The description of the conversation raises new questions about what Trump knew about Flynn's situation when he urged then-FBI Director James Comey to drop the investigation into Flynn and whether anyone in the White House, including the President himself, attempted to obstruct justice. Special counsel Robert Mueller is investigating whether the Trump campaign colluded with Russians, a probe led by Comey until Trump fired him. 
White House counsel Donald McGahn told Trump that based on his conversation with then-acting Attorney General Sally Yates, he believed Flynn had not told the truth in his interview with the FBI or to Pence, the source said.
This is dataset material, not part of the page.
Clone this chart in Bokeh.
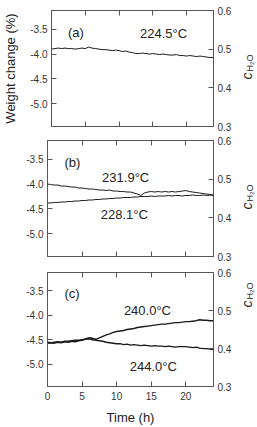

McGahn did not tell the President that Flynn had violated the law in his FBI interview or was under criminal investigation, the source said.

Trump knew Flynn lied to the FBI because McGahn told him, Trump then fired Sally Yates and James Comey in order to try to cover up for Flynn.  There's no longer any doubt now. The law no longer matters where we're going.

Yes, the Trump regime is looking more a more like the Nixon administration daily, but Nixon resigned solely due to political pressure. Maybe that pressure can be brought to bear, but as I've been saying for months now, that would depend on the same Republicans who have been supporting Trump for years now, and even if they went along Republican voters won't believe any of the charges against him anyhow.

Oh, and if Obama had ever said that the "President cannot obstruct justice" he would have been impeached the next day and removed from office by the end of the week.